* Start Data for this exercise *

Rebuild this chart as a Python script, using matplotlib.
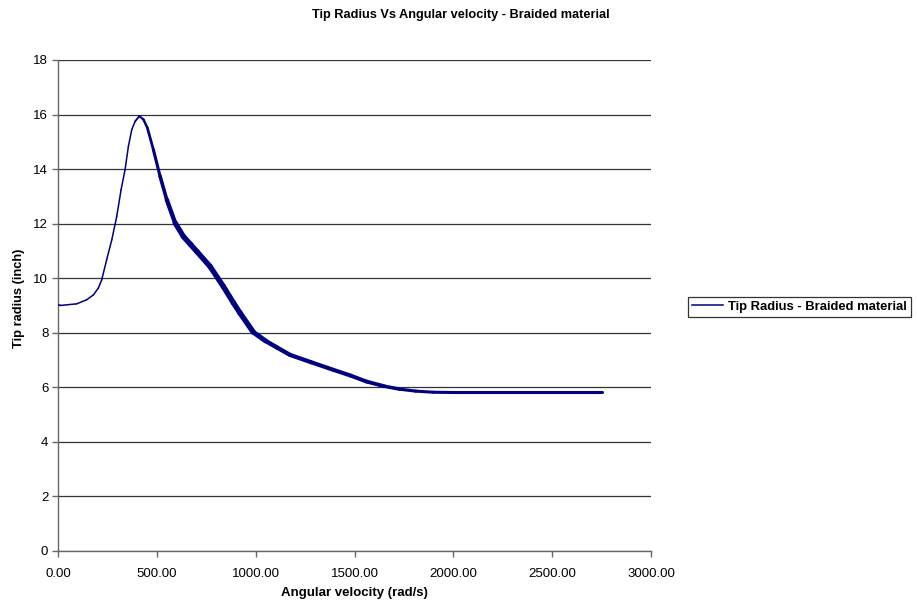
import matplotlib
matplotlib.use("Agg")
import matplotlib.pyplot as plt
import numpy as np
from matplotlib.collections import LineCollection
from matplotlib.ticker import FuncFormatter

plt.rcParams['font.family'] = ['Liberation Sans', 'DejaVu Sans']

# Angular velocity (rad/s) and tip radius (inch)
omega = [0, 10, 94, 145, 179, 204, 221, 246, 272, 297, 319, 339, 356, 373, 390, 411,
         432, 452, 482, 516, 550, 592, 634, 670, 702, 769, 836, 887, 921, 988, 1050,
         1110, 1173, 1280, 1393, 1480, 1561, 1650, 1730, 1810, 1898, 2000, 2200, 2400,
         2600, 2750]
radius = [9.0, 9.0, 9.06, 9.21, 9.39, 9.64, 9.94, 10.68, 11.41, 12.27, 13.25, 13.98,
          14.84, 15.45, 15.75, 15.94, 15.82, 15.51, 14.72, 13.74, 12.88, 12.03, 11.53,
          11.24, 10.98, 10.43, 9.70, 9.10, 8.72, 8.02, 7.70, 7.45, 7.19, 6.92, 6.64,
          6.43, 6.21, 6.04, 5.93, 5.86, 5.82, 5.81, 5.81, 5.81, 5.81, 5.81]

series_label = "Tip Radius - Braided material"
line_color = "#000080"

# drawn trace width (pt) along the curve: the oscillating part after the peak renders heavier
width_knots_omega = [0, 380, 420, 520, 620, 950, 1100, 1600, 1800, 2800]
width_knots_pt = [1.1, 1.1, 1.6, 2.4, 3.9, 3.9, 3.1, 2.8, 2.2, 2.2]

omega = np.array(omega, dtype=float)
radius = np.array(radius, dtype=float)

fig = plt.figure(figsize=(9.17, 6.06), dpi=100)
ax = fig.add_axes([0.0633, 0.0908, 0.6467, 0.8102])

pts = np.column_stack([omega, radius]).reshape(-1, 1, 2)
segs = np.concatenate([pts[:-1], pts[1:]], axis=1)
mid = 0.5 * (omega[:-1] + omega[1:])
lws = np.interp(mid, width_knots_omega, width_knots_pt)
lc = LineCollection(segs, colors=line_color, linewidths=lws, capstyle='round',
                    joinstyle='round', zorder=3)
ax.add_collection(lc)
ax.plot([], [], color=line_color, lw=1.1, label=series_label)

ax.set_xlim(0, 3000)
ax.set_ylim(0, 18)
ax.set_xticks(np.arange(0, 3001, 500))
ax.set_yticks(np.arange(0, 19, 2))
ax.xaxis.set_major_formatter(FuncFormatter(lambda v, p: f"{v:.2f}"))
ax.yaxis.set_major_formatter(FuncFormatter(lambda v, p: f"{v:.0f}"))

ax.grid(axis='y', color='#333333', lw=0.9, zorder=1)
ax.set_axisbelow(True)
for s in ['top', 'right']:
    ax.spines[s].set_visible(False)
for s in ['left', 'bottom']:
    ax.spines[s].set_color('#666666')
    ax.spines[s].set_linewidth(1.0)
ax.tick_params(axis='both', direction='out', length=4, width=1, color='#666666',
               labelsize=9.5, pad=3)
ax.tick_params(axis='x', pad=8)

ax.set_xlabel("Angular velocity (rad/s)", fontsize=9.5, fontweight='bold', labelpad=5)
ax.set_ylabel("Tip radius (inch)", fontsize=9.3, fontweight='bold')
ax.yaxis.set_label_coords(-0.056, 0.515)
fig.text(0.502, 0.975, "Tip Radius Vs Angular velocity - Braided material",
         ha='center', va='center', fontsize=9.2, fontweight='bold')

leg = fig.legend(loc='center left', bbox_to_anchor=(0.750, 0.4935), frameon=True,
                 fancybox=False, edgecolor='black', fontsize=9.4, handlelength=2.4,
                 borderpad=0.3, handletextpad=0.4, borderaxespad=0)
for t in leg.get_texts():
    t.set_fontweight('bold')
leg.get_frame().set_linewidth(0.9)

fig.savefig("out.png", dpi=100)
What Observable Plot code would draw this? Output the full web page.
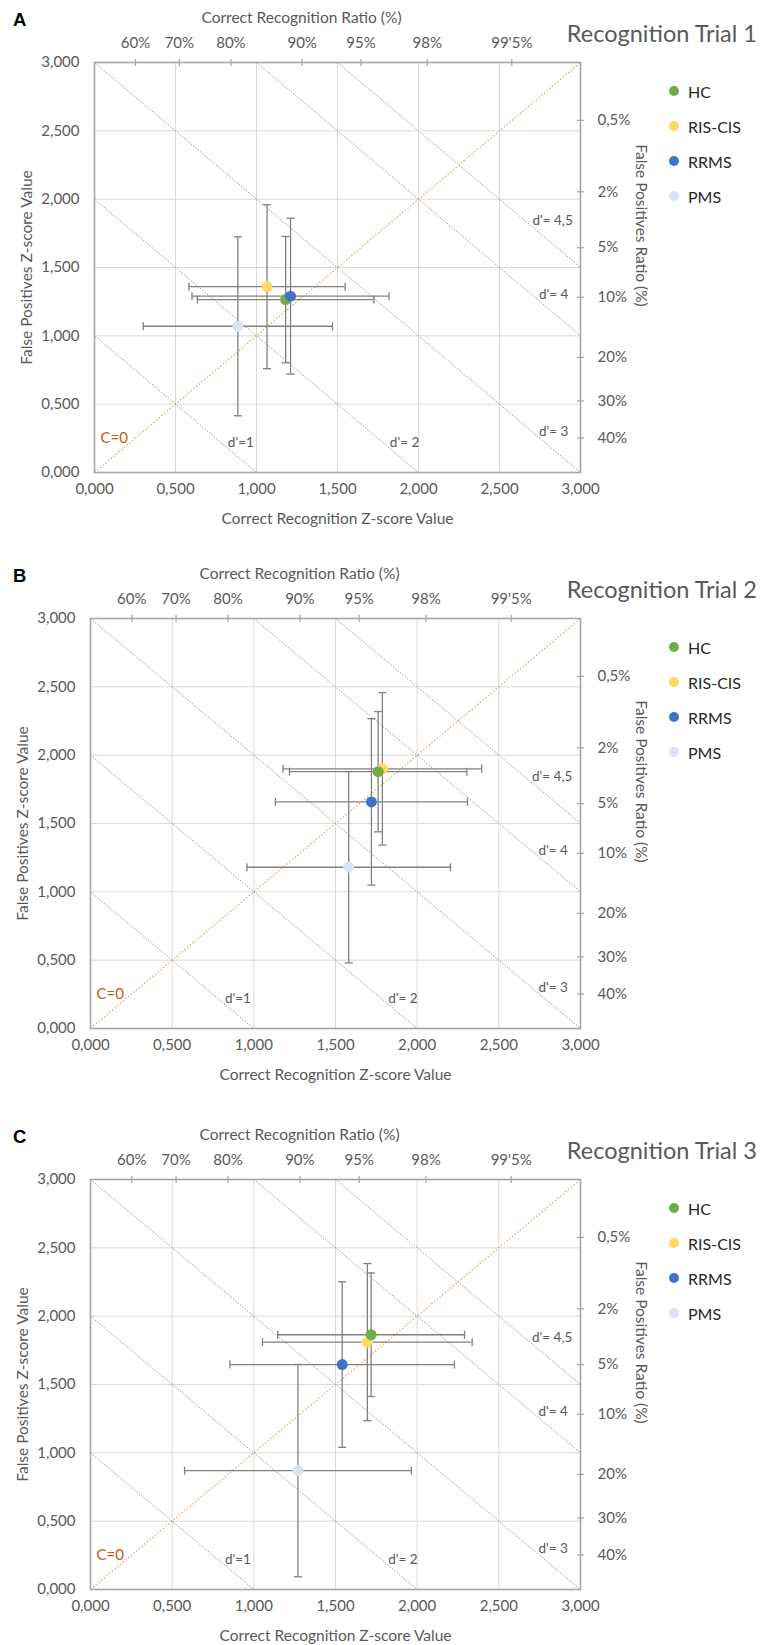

* End Data for this exercise *

_Task brief_
Copy every line above in which the string "matplotlib" shows up.

_Worked answer_
Rebuild this chart as a Python script, using matplotlib.
import matplotlib
matplotlib.use("Agg")
import matplotlib.pyplot as plt
from matplotlib.collections import LineCollection
from matplotlib.ticker import FuncFormatter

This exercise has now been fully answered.